[Rows from a dataset of charts and code]
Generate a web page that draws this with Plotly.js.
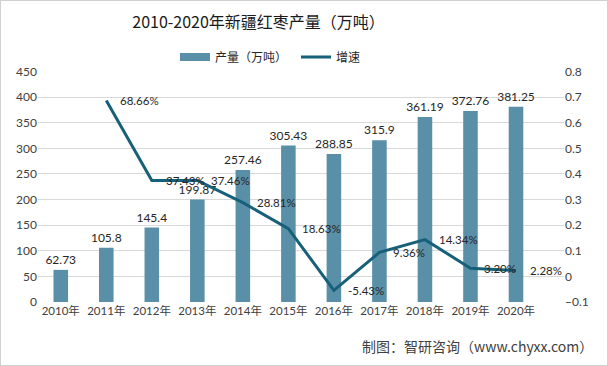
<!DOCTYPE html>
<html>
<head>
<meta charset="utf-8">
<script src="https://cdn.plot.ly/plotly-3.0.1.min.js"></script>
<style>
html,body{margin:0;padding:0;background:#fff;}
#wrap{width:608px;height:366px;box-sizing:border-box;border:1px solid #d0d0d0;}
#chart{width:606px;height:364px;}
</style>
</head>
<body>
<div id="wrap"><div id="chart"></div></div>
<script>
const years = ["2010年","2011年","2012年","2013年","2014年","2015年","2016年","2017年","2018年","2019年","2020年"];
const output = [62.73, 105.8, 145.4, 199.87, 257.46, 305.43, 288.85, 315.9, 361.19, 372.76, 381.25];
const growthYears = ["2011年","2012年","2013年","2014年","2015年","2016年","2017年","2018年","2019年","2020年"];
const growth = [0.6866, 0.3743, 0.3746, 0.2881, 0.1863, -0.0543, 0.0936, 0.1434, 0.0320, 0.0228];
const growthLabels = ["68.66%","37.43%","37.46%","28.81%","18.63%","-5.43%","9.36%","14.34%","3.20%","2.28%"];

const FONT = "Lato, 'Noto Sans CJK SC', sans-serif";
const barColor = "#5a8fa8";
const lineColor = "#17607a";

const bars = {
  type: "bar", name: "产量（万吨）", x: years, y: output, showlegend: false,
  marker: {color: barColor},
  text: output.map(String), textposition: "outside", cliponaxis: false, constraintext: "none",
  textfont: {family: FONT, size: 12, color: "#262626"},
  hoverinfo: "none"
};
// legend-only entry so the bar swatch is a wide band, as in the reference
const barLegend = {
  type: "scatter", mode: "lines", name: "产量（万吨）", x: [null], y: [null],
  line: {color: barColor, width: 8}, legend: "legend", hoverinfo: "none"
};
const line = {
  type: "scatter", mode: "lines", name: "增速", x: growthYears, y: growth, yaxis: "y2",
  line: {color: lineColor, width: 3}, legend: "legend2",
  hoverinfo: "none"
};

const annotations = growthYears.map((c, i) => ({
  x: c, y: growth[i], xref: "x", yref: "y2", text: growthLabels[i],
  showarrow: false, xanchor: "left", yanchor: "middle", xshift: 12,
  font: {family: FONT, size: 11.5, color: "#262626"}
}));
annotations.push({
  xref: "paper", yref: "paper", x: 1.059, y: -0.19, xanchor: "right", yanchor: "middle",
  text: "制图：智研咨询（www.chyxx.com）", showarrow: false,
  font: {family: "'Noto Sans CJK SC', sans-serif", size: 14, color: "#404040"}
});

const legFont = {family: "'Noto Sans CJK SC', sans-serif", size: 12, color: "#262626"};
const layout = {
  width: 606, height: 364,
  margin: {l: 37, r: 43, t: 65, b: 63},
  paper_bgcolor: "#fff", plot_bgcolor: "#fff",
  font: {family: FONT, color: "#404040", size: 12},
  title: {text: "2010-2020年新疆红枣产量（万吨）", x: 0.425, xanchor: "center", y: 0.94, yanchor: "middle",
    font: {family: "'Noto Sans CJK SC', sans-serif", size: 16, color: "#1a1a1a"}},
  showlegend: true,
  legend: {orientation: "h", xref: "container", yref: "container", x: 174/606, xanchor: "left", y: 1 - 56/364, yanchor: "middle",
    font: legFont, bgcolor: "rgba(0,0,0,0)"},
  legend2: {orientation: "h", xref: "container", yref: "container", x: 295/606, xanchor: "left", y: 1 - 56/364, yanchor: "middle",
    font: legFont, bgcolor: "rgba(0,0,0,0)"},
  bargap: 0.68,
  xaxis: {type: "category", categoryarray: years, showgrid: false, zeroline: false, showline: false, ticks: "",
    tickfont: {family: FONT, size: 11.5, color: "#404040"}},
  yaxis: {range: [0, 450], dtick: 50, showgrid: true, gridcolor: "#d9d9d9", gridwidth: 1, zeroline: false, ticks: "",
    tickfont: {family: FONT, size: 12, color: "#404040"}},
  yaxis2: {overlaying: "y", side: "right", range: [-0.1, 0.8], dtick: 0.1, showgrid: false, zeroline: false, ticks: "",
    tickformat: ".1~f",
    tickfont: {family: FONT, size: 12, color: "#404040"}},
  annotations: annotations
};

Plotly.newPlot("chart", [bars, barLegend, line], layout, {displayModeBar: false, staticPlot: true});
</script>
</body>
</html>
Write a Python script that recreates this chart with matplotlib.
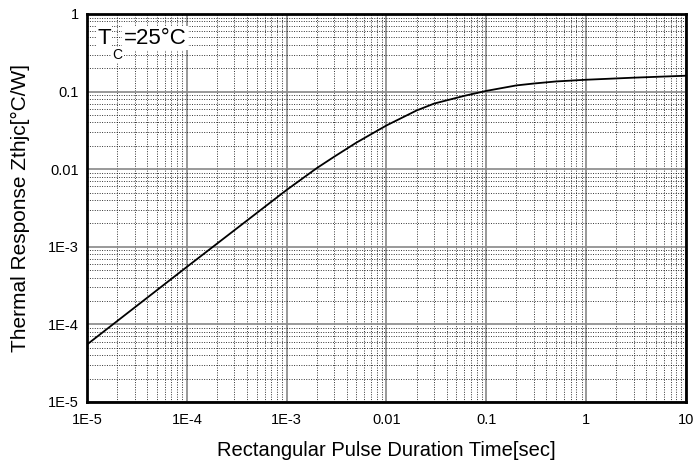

• _Set problem_
Leave out all pictures, then copy the remaining material exactly.

• _Expected answer_
Generate a web page that draws this with Plotly.js.
<!DOCTYPE html>
<html>
<head>
<meta charset="utf-8">
<script src="https://cdn.plot.ly/plotly-3.0.1.min.js"></script>
<style>
html,body{margin:0;padding:0;background:#fff;}
#wrap{width:608px;height:366px;box-sizing:border-box;border:1px solid #d0d0d0;}
#chart{width:606px;height:364px;}
</style>
</head>
<body>
<div id="wrap"><div id="chart"></div></div>
<script>
const years = ["2010年","2011年","2012年","2013年","2014年","2015年","2016年","2017年","2018年","2019年","2020年"];
const output = [62.73, 105.8, 145.4, 199.87, 257.46, 305.43, 288.85, 315.9, 361.19, 372.76, 381.25];
const growthYears = ["2011年","2012年","2013年","2014年","2015年","2016年","2017年","2018年","2019年","2020年"];
const growth = [0.6866, 0.3743, 0.3746, 0.2881, 0.1863, -0.0543, 0.0936, 0.1434, 0.0320, 0.0228];
const growthLabels = ["68.66%","37.43%","37.46%","28.81%","18.63%","-5.43%","9.36%","14.34%","3.20%","2.28%"];

const FONT = "Lato, 'Noto Sans CJK SC', sans-serif";
const barColor = "#5a8fa8";
const lineColor = "#17607a";

const bars = {
  type: "bar", name: "产量（万吨）", x: years, y: output, showlegend: false,
  marker: {color: barColor},
  text: output.map(String), textposition: "outside", cliponaxis: false, constraintext: "none",
  textfont: {family: FONT, size: 12, color: "#262626"},
  hoverinfo: "none"
};
// legend-only entry so the bar swatch is a wide band, as in the reference
const barLegend = {
  type: "scatter", mode: "lines", name: "产量（万吨）", x: [null], y: [null],
  line: {color: barColor, width: 8}, legend: "legend", hoverinfo: "none"
};
const line = {
  type: "scatter", mode: "lines", name: "增速", x: growthYears, y: growth, yaxis: "y2",
  line: {color: lineColor, width: 3}, legend: "legend2",
  hoverinfo: "none"
};

const annotations = growthYears.map((c, i) => ({
  x: c, y: growth[i], xref: "x", yref: "y2", text: growthLabels[i],
  showarrow: false, xanchor: "left", yanchor: "middle", xshift: 12,
  font: {family: FONT, size: 11.5, color: "#262626"}
}));
annotations.push({
  xref: "paper", yref: "paper", x: 1.059, y: -0.19, xanchor: "right", yanchor: "middle",
  text: "制图：智研咨询（www.chyxx.com）", showarrow: false,
  font: {family: "'Noto Sans CJK SC', sans-serif", size: 14, color: "#404040"}
});

const legFont = {family: "'Noto Sans CJK SC', sans-serif", size: 12, color: "#262626"};
const layout = {
  width: 606, height: 364,
  margin: {l: 37, r: 43, t: 65, b: 63},
  paper_bgcolor: "#fff", plot_bgcolor: "#fff",
  font: {family: FONT, color: "#404040", size: 12},
  title: {text: "2010-2020年新疆红枣产量（万吨）", x: 0.425, xanchor: "center", y: 0.94, yanchor: "middle",
    font: {family: "'Noto Sans CJK SC', sans-serif", size: 16, color: "#1a1a1a"}},
  showlegend: true,
  legend: {orientation: "h", xref: "container", yref: "container", x: 174/606, xanchor: "left", y: 1 - 56/364, yanchor: "middle",
    font: legFont, bgcolor: "rgba(0,0,0,0)"},
  legend2: {orientation: "h", xref: "container", yref: "container", x: 295/606, xanchor: "left", y: 1 - 56/364, yanchor: "middle",
    font: legFont, bgcolor: "rgba(0,0,0,0)"},
  bargap: 0.68,
  xaxis: {type: "category", categoryarray: years, showgrid: false, zeroline: false, showline: false, ticks: "",
    tickfont: {family: FONT, size: 11.5, color: "#404040"}},
  yaxis: {range: [0, 450], dtick: 50, showgrid: true, gridcolor: "#d9d9d9", gridwidth: 1, zeroline: false, ticks: "",
    tickfont: {family: FONT, size: 12, color: "#404040"}},
  yaxis2: {overlaying: "y", side: "right", range: [-0.1, 0.8], dtick: 0.1, showgrid: false, zeroline: false, ticks: "",
    tickformat: ".1~f",
    tickfont: {family: FONT, size: 12, color: "#404040"}},
  annotations: annotations
};

Plotly.newPlot("chart", [bars, barLegend, line], layout, {displayModeBar: false, staticPlot: true});
</script>
</body>
</html>
Write a Python script that recreates this chart with matplotlib.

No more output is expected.